* COLLECTED DATA *

# # # # #

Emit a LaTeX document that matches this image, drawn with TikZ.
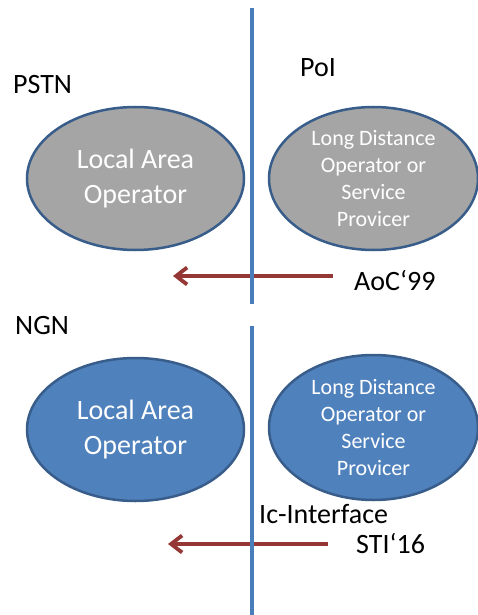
\documentclass[tikz,border=0pt]{standalone}
\usepackage{fontspec}
\setmainfont{Carlito}
\usetikzlibrary{shapes.geometric,arrows.meta}
\definecolor{opgray}{HTML}{A5A5A5}
\definecolor{opblue}{HTML}{4F81BD}
\definecolor{opline}{HTML}{385D8A}
\definecolor{divline}{HTML}{4A7EBB}
\definecolor{linkred}{HTML}{953735}
\begin{document}
\begin{tikzpicture}[x=1pt,y=-1pt,
  op/.style={ellipse, draw=opline, line width=2.5pt, inner sep=0pt,
    minimum height=143pt, text=white, align=center},
  big/.style={font=\fontsize{28}{35}\selectfont},
  small/.style={font=\fontsize{22}{26.7}\selectfont},
  tag/.style={anchor=base west, inner sep=0pt, big},
  link/.style={linkred, line width=3.8pt,
    -{Straight Barb[length=11pt,width=17pt]}},
  divide/.style={divline, line width=3.2pt},
  ]
  \useasboundingbox (0,0) rectangle (478,615);
  % PSTN
  \node[tag] (pstn) at (13,94) {PSTN};
  \node[tag] (poi) at (300,77) {PoI};
  \node[op, fill=opgray, minimum width=217pt, big] (lao1) at (135.5,178.5)
    {Local Area\\Operator};
  \node[op, fill=opgray, minimum width=209pt, small] (ldo1) at (373.5,178.5)
    {Long Distance\\Operator or\\Service\\Provicer};
  \node[tag] (aoc) at (354,290) {AoC‘99};
  \coordinate (a1) at (333,276);
  \coordinate (a2) at (173,276);
  \draw[link] (a1) -- (a2);
  % NGN
  \node[tag] (ngn) at (15,334) {NGN};
  \node[op, fill=opblue, minimum width=217pt, big] (lao2) at (135.5,429.5)
    {Local Area\\Operator};
  \node[op, fill=opblue, minimum width=209pt, minimum height=145pt, small]
    (ldo2) at (373.5,427.5)
    {Long Distance\\Operator or\\Service\\Provicer};
  \node[tag] (ic) at (259,523) {Ic-Interface};
  \node[tag] (sti) at (356,553) {STI‘16};
  \coordinate (b1) at (328,544);
  \coordinate (b2) at (168,544);
  \draw[link] (b1) -- (b2);
  % dividing line
  \coordinate (t1) at (252,8);
  \coordinate (t2) at (252,304);
  \coordinate (t3) at (252,326);
  \coordinate (t4) at (252,615);
  \draw[divide] (t1) -- (t2);
  \draw[divide] (t3) -- (t4);
\end{tikzpicture}
\end{document}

# # # # #

* DIRECTION *
Transcribe the material as is, with images omitted.

* TASK RESPONSE *
Emit a LaTeX document that matches this image, drawn with TikZ.
\documentclass[tikz,border=0pt]{standalone}
\usepackage{fontspec}
\setmainfont{Carlito}
\usetikzlibrary{shapes.geometric,arrows.meta}
\definecolor{opgray}{HTML}{A5A5A5}
\definecolor{opblue}{HTML}{4F81BD}
\definecolor{opline}{HTML}{385D8A}
\definecolor{divline}{HTML}{4A7EBB}
\definecolor{linkred}{HTML}{953735}
\begin{document}
\begin{tikzpicture}[x=1pt,y=-1pt,
  op/.style={ellipse, draw=opline, line width=2.5pt, inner sep=0pt,
    minimum height=143pt, text=white, align=center},
  big/.style={font=\fontsize{28}{35}\selectfont},
  small/.style={font=\fontsize{22}{26.7}\selectfont},
  tag/.style={anchor=base west, inner sep=0pt, big},
  link/.style={linkred, line width=3.8pt,
    -{Straight Barb[length=11pt,width=17pt]}},
  divide/.style={divline, line width=3.2pt},
  ]
  \useasboundingbox (0,0) rectangle (478,615);
  % PSTN
  \node[tag] (pstn) at (13,94) {PSTN};
  \node[tag] (poi) at (300,77) {PoI};
  \node[op, fill=opgray, minimum width=217pt, big] (lao1) at (135.5,178.5)
    {Local Area\\Operator};
  \node[op, fill=opgray, minimum width=209pt, small] (ldo1) at (373.5,178.5)
    {Long Distance\\Operator or\\Service\\Provicer};
  \node[tag] (aoc) at (354,290) {AoC‘99};
  \coordinate (a1) at (333,276);
  \coordinate (a2) at (173,276);
  \draw[link] (a1) -- (a2);
  % NGN
  \node[tag] (ngn) at (15,334) {NGN};
  \node[op, fill=opblue, minimum width=217pt, big] (lao2) at (135.5,429.5)
    {Local Area\\Operator};
  \node[op, fill=opblue, minimum width=209pt, minimum height=145pt, small]
    (ldo2) at (373.5,427.5)
    {Long Distance\\Operator or\\Service\\Provicer};
  \node[tag] (ic) at (259,523) {Ic-Interface};
  \node[tag] (sti) at (356,553) {STI‘16};
  \coordinate (b1) at (328,544);
  \coordinate (b2) at (168,544);
  \draw[link] (b1) -- (b2);
  % dividing line
  \coordinate (t1) at (252,8);
  \coordinate (t2) at (252,304);
  \coordinate (t3) at (252,326);
  \coordinate (t4) at (252,615);
  \draw[divide] (t1) -- (t2);
  \draw[divide] (t3) -- (t4);
\end{tikzpicture}
\end{document}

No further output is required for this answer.